The Silver Lining

By Adam Moeller, agronomist, Northeast Region
April 29, 2014

A piece of Penn A-4 creeping bentgrass sod was added to this putting green prior to winter. The dead annual bluegrass turf surrounding the healthy creeping bentgrass strip of sod is a clear indication of differences in winter tolerance between these species.

The number of golf facilities reporting winter injury on putting greens is overwhelming. Damage ranges from a few putting greens having dead turf areas the size of a pool table to courses where all 18 putting greens are greater than 75 percent dead. Winter injury is a highly complex subject. Many variables are involved which explains why some courses were more affected than others. This being said, there has been one constant attributed to the winter injury observed this year: annual bluegrass (i.e., Poa annua). Annual bluegrass is much more susceptible to winter injury than creeping bentgrass, and the severity of damage experienced this year has many facilities contemplating long-term conversion strategies to reduce the risk of a reoccurrence of severe winter injury. A few facilities are using the opportunity to make long-term and significant improvements in the performance and reliability of their putting greens through complete reconstruction or regrassing.

For most golf facilities, overseeding creeping bentgrass into damaged areas is the only realistic option. This will reduce the risk and/or severity of winter injury in the future, assuming a high percentage of creeping bentgrass becomes established in the damaged areas. Many courses are also evaluating the growing environments surrounding putting greens and removing trees that are having detrimental impacts via shade, tree root competition, reduced air movement or any combination thereof. After all, shaded putting greens are more susceptible to winter injury than putting greens with full sun. Winter injury is frustrating, but there is always a silver lining that can be discovered amongst the damage.

To date, recovery at many golf courses has been moderate at best. Inconsistent air temperatures have resulted in soil temperatures below 50°F in many locations. Seedling germination is not likely unless soil temperatures are consistently above 50°F and preferably closer to 60°F. The use of covers or dark topdressing sand can aid in soil warming, but their effects have not overpowered the cool weather Mother Nature has dealt so far.

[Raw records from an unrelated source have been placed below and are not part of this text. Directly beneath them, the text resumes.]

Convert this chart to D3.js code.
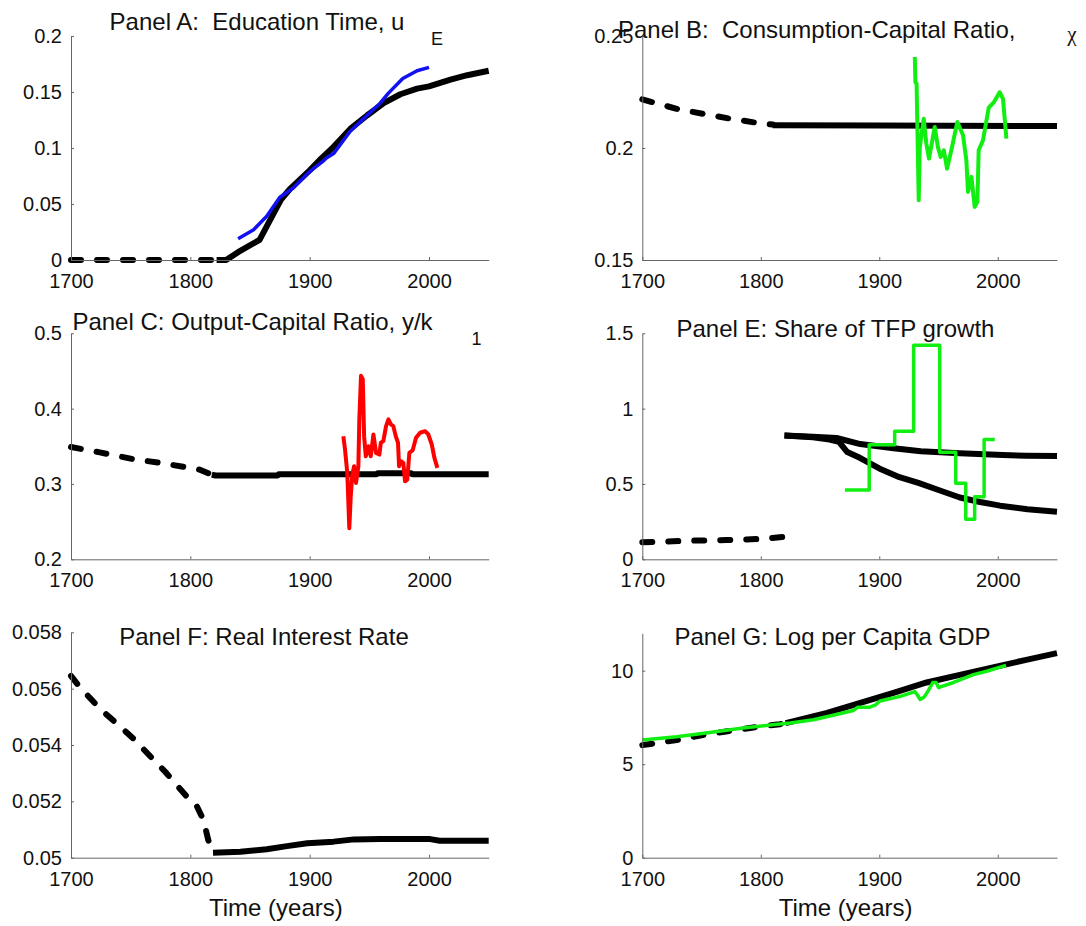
<!DOCTYPE html>
<html>
<head>
<meta charset="utf-8">
<script src="https://cdn.jsdelivr.net/npm/d3@7"></script>
<style>
  body { margin: 0; background: #fff; }
  svg text { font-family: "Liberation Sans", Arial, sans-serif; fill: #111; }
</style>
</head>
<body>
<svg id="chart" width="1086" height="926"></svg>
<script>
// ---------- Data ----------
const xTicks = [1700, 1800, 1900, 2000];

// Panel A: education time (model, pre-1820 and after) and data
const eduPreYears = [1700, 1822];
const eduPre = [0, 0];
const eduPostYears = [1822, 1830, 1840, 1858, 1864, 1870, 1876, 1884, 1892, 1900, 1910, 1920, 1934, 1948, 1962, 1976, 1990, 2000, 2018, 2032, 2050];
const eduPost = [0, 0, 0.007, 0.018, 0.030, 0.042, 0.054, 0.064, 0.072, 0.080, 0.091, 0.101, 0.117, 0.129, 0.140, 0.148, 0.153, 0.155, 0.161, 0.165, 0.169];
const eduDataYears = [1840, 1853, 1864, 1875, 1886, 1900, 1911, 1914, 1920, 1934, 1945, 1959, 1966, 1978, 1990, 2000];
const eduData = [0.019, 0.027, 0.039, 0.056, 0.064, 0.079, 0.088, 0.091, 0.095, 0.115, 0.126, 0.140, 0.149, 0.162, 0.169, 0.172];
const eduTicks = [0, 0.05, 0.1, 0.15, 0.2];

// Panel B: consumption-capital ratio
const consPreYears = [1700, 1729, 1751, 1774, 1796, 1810];
const consPre = [0.2217, 0.2175, 0.2153, 0.2131, 0.2113, 0.2105];
const consPostYears = [1810, 1900, 2050];
const consPost = [0.2102, 0.2101, 0.2098];
const consDataYears = [1930, 1930.5, 1931.5, 1933.3, 1934.2, 1937.5, 1939.7, 1942, 1946.8, 1949.5, 1951.8, 1954.5, 1957.2, 1960.8, 1965.9, 1970.7, 1973.5, 1974.9, 1977.8, 1980.5, 1982.8, 1983.9, 1987.5, 1992.4, 1996.8, 2001.6, 2004.4, 2007.3];
const consData = [0.2406, 0.2294, 0.2287, 0.1767, 0.2004, 0.2131, 0.2020, 0.1953, 0.2094, 0.2004, 0.1960, 0.1990, 0.1908, 0.1990, 0.2116, 0.2057, 0.1945, 0.1804, 0.1871, 0.1737, 0.1760, 0.1990, 0.2034, 0.2180, 0.2205, 0.2249, 0.2220, 0.2042];
const consTicks = [0.15, 0.2, 0.25];

// Panel C: output-capital ratio
const ykPreYears = [1700, 1724, 1752, 1775, 1797, 1808, 1818];
const ykPre = [0.349, 0.342, 0.333, 0.328, 0.322, 0.319, 0.3124];
const ykPostYears = [1818, 1821, 1873, 1874, 1956, 1957, 1985, 1986, 2050];
const ykPost = [0.3124, 0.3113, 0.3113, 0.3128, 0.3128, 0.3142, 0.3142, 0.3128, 0.3128];
const ykDataYears = [1928.2, 1929.6, 1931.5, 1933.2, 1934.4, 1935.7, 1937.2, 1938.8, 1940.8, 1941.6, 1943, 1944.5, 1945.6, 1947, 1949.2, 1951.2, 1953.4, 1955.6, 1958.4, 1959.6, 1961.7, 1964, 1966, 1968, 1970.1, 1972.1, 1974, 1974.9, 1976.5, 1978.5, 1979.9, 1981.8, 1983.5, 1986.3, 1989.1, 1992.5, 1996.7, 1999.4, 2002.3, 2004.5, 2007];
const ykData = [0.3635, 0.3457, 0.3147, 0.2413, 0.2835, 0.3124, 0.3235, 0.3013, 0.3235, 0.3857, 0.4435, 0.4391, 0.3635, 0.3368, 0.3501, 0.3368, 0.3657, 0.3413, 0.3390, 0.3547, 0.3568, 0.3768, 0.3857, 0.3790, 0.3768, 0.3635, 0.3547, 0.3235, 0.3301, 0.3280, 0.3035, 0.3057, 0.3413, 0.3448, 0.3613, 0.3680, 0.3701, 0.3657, 0.3524, 0.3347, 0.3213];
const ykTicks = [0.2, 0.3, 0.4, 0.5];

// Panel E: share of TFP growth
const tfpPreYears = [1700, 1743, 1771, 1799, 1822];
const tfpPre = [0.113, 0.124, 0.128, 0.135, 0.150];
const tfpUpperYears = [1820, 1844, 1864, 1884, 1912, 1935, 1968, 2004, 2024, 2050];
const tfpUpper = [0.821, 0.814, 0.805, 0.765, 0.737, 0.717, 0.704, 0.692, 0.688, 0.686];
const tfpLowerYears = [1820, 1844, 1858, 1866, 1873, 1884, 1900, 1917, 1933, 1950, 1968, 1985, 2002, 2025, 2050];
const tfpLower = [0.821, 0.810, 0.795, 0.780, 0.712, 0.672, 0.603, 0.545, 0.507, 0.460, 0.410, 0.380, 0.356, 0.332, 0.316];
const tfpDataYears = [1871, 1891.5, 1913, 1929, 1951, 1964.5, 1973, 1980.5, 1988.5, 1997.5];
const tfpData = [0.46, 0.76, 0.85, 1.42, 0.71, 0.505, 0.265, 0.415, 0.795, 0.795];
const tfpTicks = [0, 0.5, 1, 1.5];

// Panel F: real interest rate
const ratePreYears = [1700, 1707.5, 1724, 1752, 1780, 1797, 1805, 1811, 1815, 1819];
const ratePre = [0.05645, 0.05605, 0.0553, 0.05424, 0.0530, 0.05217, 0.05187, 0.05134, 0.05063, 0.05018];
const ratePostYears = [1819, 1842, 1864, 1881, 1898, 1920, 1937, 1959, 2001, 2009, 2050];
const ratePost = [0.05018, 0.05021, 0.0503, 0.05041, 0.05051, 0.05057, 0.05065, 0.05066, 0.05066, 0.0506, 0.0506];
const rateTicks = [0.05, 0.052, 0.054, 0.056, 0.058];

// Panel G: log per capita GDP
const gdpPreYears = [1700, 1729, 1751, 1774, 1796, 1816, 1821];
const gdpPre = [6.02, 6.29, 6.56, 6.78, 6.98, 7.14, 7.2];
const gdpPostYears = [1821, 1827, 1856, 1884, 1912, 1940, 1968, 1996, 2024, 2050];
const gdpPost = [7.2, 7.29, 7.74, 8.28, 8.82, 9.37, 9.78, 10.18, 10.58, 10.94];
const gdpDataYears = [1700, 1729, 1757, 1785, 1810, 1825, 1844.5, 1861, 1878, 1882, 1892, 1896.5, 1900.7, 1906, 1913, 1919, 1927.4, 1930.2, 1932.2, 1934.5, 1937.9, 1941.5, 1945.2, 1948, 1950, 1954.2, 1962.7, 1969.7, 1979.4, 1990.7, 2002, 2007];
const gdpData = [6.29, 6.47, 6.69, 6.93, 7.11, 7.2, 7.38, 7.62, 7.87, 8.05, 8.05, 8.16, 8.38, 8.46, 8.56, 8.65, 8.83, 8.88, 8.70, 8.46, 8.59, 8.95, 9.37, 9.37, 9.10, 9.19, 9.37, 9.55, 9.79, 9.97, 10.19, 10.28];
const gdpTicks = [0, 5, 10];

// ---------- Styles ----------
const BLACK = "#000";
const MODEL_W = 6;
const DASH = "10,16";

function model(xs, ys, dashed) {
  return { xs, ys, color: BLACK, width: MODEL_W, dash: dashed ? DASH : null };
}
function dataLine(xs, ys, color, width, curve) {
  return { xs, ys, color, width, dash: null, curve };
}

// ---------- Panel layout ----------
const panels = [
  { box: [71, 488.7, 36, 260], yDomain: [0, 0.2], yTicks: eduTicks,
    title: "Panel A:  Education Time, u", titleX: 257, titleY: 30,
    extra: [{ text: "E", x: 437, y: 45, size: 18 }],
    series: [model(eduPreYears, eduPre, true), model(eduPostYears, eduPost, false),
             dataLine(eduDataYears, eduData, "#1010f0", 3.5)] },
  { box: [642.3, 1057, 36, 260], yDomain: [0.15, 0.25], yTicks: consTicks,
    title: "Panel B:  Consumption-Capital Ratio,", titleX: 816.7, titleY: 37.7,
    extra: [{ text: "χ", x: 1072, y: 41, size: 21, serif: true }],
    series: [model(consPreYears, consPre, true), model(consPostYears, consPost, false),
             dataLine(consDataYears, consData, "#11ee11", 4)] },
  { box: [71, 488.7, 333.3, 559.3], yDomain: [0.2, 0.5], yTicks: ykTicks,
    title: "Panel C: Output-Capital Ratio, y/k", titleX: 252.5, titleY: 330,
    extra: [{ text: "1", x: 476.5, y: 345, size: 18 }],
    series: [model(ykPreYears, ykPre, true), model(ykPostYears, ykPost, false),
             dataLine(ykDataYears, ykData, "#ff0000", 4)] },
  { box: [642.3, 1057, 333.3, 559.3], yDomain: [0, 1.5], yTicks: tfpTicks,
    title: "Panel E: Share of TFP growth", titleX: 835.5, titleY: 336.7,
    extra: [],
    series: [model(tfpPreYears, tfpPre, true), model(tfpUpperYears, tfpUpper, false),
             model(tfpLowerYears, tfpLower, false),
             dataLine(tfpDataYears, tfpData, "#11ee11", 3.5, d3.curveStepAfter)] },
  { box: [71, 488.7, 632.3, 857.7], yDomain: [0.05, 0.058], yTicks: rateTicks,
    title: "Panel F: Real Interest Rate", titleX: 264, titleY: 645, xLabel: "Time (years)",
    extra: [],
    series: [model(ratePreYears, ratePre, true), model(ratePostYears, ratePost, false)] },
  { box: [642.3, 1057, 633.3, 857.7], yDomain: [0, 12], yTicks: gdpTicks,
    title: "Panel G: Log per Capita GDP", titleX: 832.5, titleY: 645, xLabel: "Time (years)",
    extra: [],
    series: [model(gdpPreYears, gdpPre, true), model(gdpPostYears, gdpPost, false),
             dataLine(gdpDataYears, gdpData, "#11ee11", 3.5)] }
];

// ---------- Drawing ----------
const svg = d3.select("#chart");
svg.append("rect").attr("width", 1086).attr("height", 926).attr("fill", "#fff");

const fmt = v => String(+v.toFixed(4));

panels.forEach(p => {
  const [x0, x1, y0, y1] = p.box;
  const x = d3.scaleLinear().domain([1700, 2050]).range([x0, x1]);
  const y = d3.scaleLinear().domain(p.yDomain).range([y1, y0]);
  const g = svg.append("g");

  // series
  const plot = g.append("g");
  p.series.forEach(s => {
    const pts = s.xs.map((xv, i) => [xv, s.ys[i]]);
    const line = d3.line().x(d => x(d[0])).y(d => y(d[1])).curve(s.curve || d3.curveLinear);
    plot.append("path")
      .attr("d", line(pts))
      .attr("fill", "none")
      .attr("stroke", s.color)
      .attr("stroke-width", s.width)
      .attr("stroke-linejoin", "round")
      .attr("stroke-linecap", s.dash ? "round" : "butt")
      .attr("stroke-dasharray", s.dash);
  });

  // axes (ticks pointing inward)
  const xAxis = d3.axisBottom(x).tickValues(xTicks).tickFormat(d3.format("d"))
    .tickSizeInner(-3).tickSizeOuter(0).tickPadding(14);
  const yAxis = d3.axisLeft(y).tickValues(p.yTicks).tickFormat(fmt)
    .tickSizeInner(-3).tickSizeOuter(0).tickPadding(9);

  const gx = g.append("g").attr("transform", `translate(0,${y1})`).call(xAxis);
  const gy = g.append("g").attr("transform", `translate(${x0},0)`).call(yAxis);
  [gx, gy].forEach(a => {
    a.select(".domain").attr("stroke", "#666").attr("stroke-width", 1);
    a.selectAll(".tick line").attr("stroke", "#666");
    a.selectAll(".tick text")
      .attr("font-family", "Liberation Sans, Arial, sans-serif")
      .attr("font-size", 20).attr("fill", "#111");
  });

  // title
  g.append("text")
    .attr("x", p.titleX).attr("y", p.titleY)
    .attr("text-anchor", "middle")
    .style("white-space", "pre")
    .attr("font-size", 24)
    .text(p.title);

  p.extra.forEach(e => {
    g.append("text")
      .attr("x", e.x).attr("y", e.y)
      .attr("text-anchor", "middle")
      .attr("font-size", e.size)
      .style("font-family", e.serif ? "'Liberation Serif', 'Times New Roman', serif" : null)
      .text(e.text);
  });

  if (p.xLabel) {
    g.append("text")
      .attr("x", (x0 + x1) / 2 - 4).attr("y", 916)
      .attr("text-anchor", "middle")
      .attr("font-size", 24)
      .text(p.xLabel);
  }
});
</script>
</body>
</html>
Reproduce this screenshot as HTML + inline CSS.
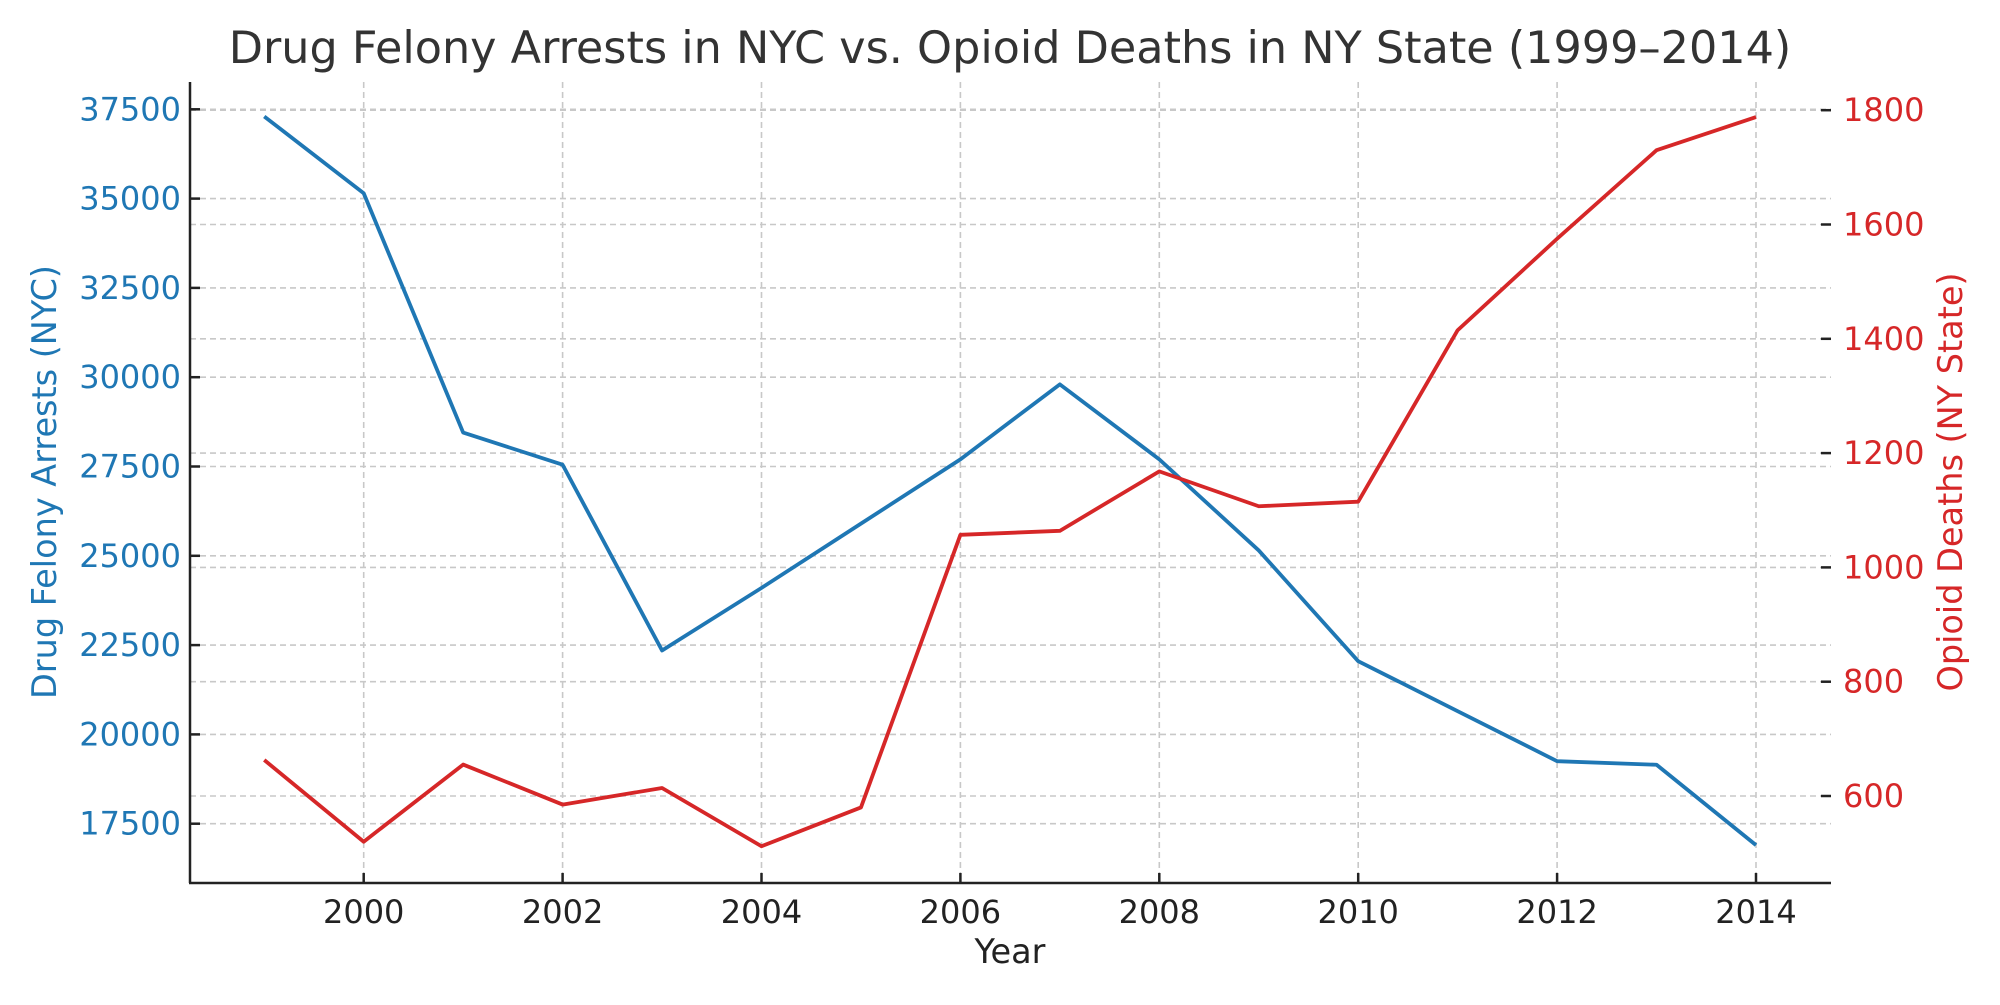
<!DOCTYPE html>
<html><head><meta charset="utf-8"><style>body{margin:0;background:#fff}svg text{font-family:"DejaVu Sans","Liberation Sans",sans-serif}</style></head>
<body>
<svg id="chart" width="2000" height="1000" viewBox="0 0 2000 1000" xmlns="http://www.w3.org/2000/svg">
<rect width="2000" height="1000" fill="#fff"/>
<g id="grid"></g><g id="lines"></g><g id="axes"></g>
<text x="1010" y="63" font-size="44.5" text-anchor="middle" fill="#333">Drug Felony Arrests in NYC vs. Opioid Deaths in NY State (1999–2014)</text>
<text x="1010" y="963" font-size="33.5" text-anchor="middle" fill="#222">Year</text>
<text transform="translate(56,482) rotate(-90)" font-size="33.5" text-anchor="middle" fill="#1f77b4">Drug Felony Arrests (NYC)</text>
<text transform="translate(1962,482) rotate(-90)" font-size="33.5" text-anchor="middle" fill="#d62728">Opioid Deaths (NY State)</text>
</svg>
<script>
const years=[1999,2000,2001,2002,2003,2004,2005,2006,2007,2008,2009,2010,2011,2012,2013,2014];
const arrests=[37300,35150,28450,27550,22350,24100,25900,27700,29800,27700,25150,22050,20650,19250,19150,16900];
const deaths=[663,520,655,585,614,512,580,1057,1064,1168,1107,1115,1415,1575,1730,1788];
const xTicks=[2000,2002,2004,2006,2008,2010,2012,2014];
const yLeftTicks=[17500,20000,22500,25000,27500,30000,32500,35000,37500];
const yRightTicks=[600,800,1000,1200,1400,1600,1800];
const NS='http://www.w3.org/2000/svg';
const L=190,R=1831,T=82,B=883;
const x=v=>363.7+(v-2000)*99.45;
const yl=v=>823.7-(v-17500)/2500*89.3;
const yr=v=>796-(v-600)/200*114.3;
function mk(tag,attrs,parent,txt){const e=document.createElementNS(NS,tag);for(const k in attrs)e.setAttribute(k,attrs[k]);if(txt!==undefined)e.textContent=txt;document.getElementById(parent).appendChild(e);return e;}
const gd={stroke:'#c8c8c8','stroke-width':1.6,'stroke-dasharray':'6,4'};
xTicks.forEach(t=>{const g=mk('line',Object.assign({x1:x(t),x2:x(t),y1:T,y2:B},gd),'grid');


const tk=mk('line',{x1:x(t),x2:x(t),y1:B,y2:B-10,stroke:'#222','stroke-width':2.5},'axes');


const lb=mk('text',{x:x(t),y:B+40,'font-size':32,'text-anchor':'middle',fill:'#222'},'axes',t);

});
yLeftTicks.forEach(t=>{const g=mk('line',Object.assign({x1:L,x2:R,y1:yl(t),y2:yl(t)},gd),'grid');


const tk=mk('line',{x1:L,x2:L+10,y1:yl(t),y2:yl(t),stroke:'#222','stroke-width':2.5},'axes');


const lb=mk('text',{x:181,y:yl(t)+11,'font-size':32,'text-anchor':'end',fill:'#1f77b4'},'axes',t);

});
yRightTicks.forEach(t=>{const g=mk('line',Object.assign({x1:L,x2:R,y1:yr(t),y2:yr(t)},gd),'grid');


const tk=mk('line',{x1:R-10,x2:R,y1:yr(t),y2:yr(t),stroke:'#222','stroke-width':2.5},'axes');


const lb=mk('text',{x:1843,y:yr(t)+11,'font-size':32,'text-anchor':'start',fill:'#d62728'},'axes',t);

});
const a1=mk('polyline',{points:years.map((y,i)=>x(y)+','+yl(arrests[i])).join(' '),fill:'none',stroke:'#1f77b4','stroke-width':3.8,'stroke-linejoin':'round'},'lines');


const a2=mk('polyline',{points:years.map((y,i)=>x(y)+','+yr(deaths[i])).join(' '),fill:'none',stroke:'#d62728','stroke-width':3.8,'stroke-linejoin':'round'},'lines');


const ax1=mk('line',{x1:L,x2:L,y1:T,y2:B,stroke:'#222','stroke-width':2.5},'axes');


const ax2=mk('line',{x1:L-1,x2:R,y1:B,y2:B,stroke:'#222','stroke-width':2.5},'axes');


</script>
</body></html>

The month of May will be a turning point for recovery at most facilities. Golfer patience is key! Restricting play will yield the most positive results in recovery. Temporary greens should not be abandoned until the putting greens are fully healed. Playing on temporary greens now is a much better situation than playing on unhealed and damaged putting greens in July. Watch the USGA Green Section webcast Assessing Winter Injury and Promoting Turf Recovery in the Northeast Region for information regarding the best management practices for promoting a rapid and sustainable recovery from winter injury on putting greens. The Green Section Record article Winter Damage is an excellent reference for information on why putting greens experience injury and how to best limit future problems.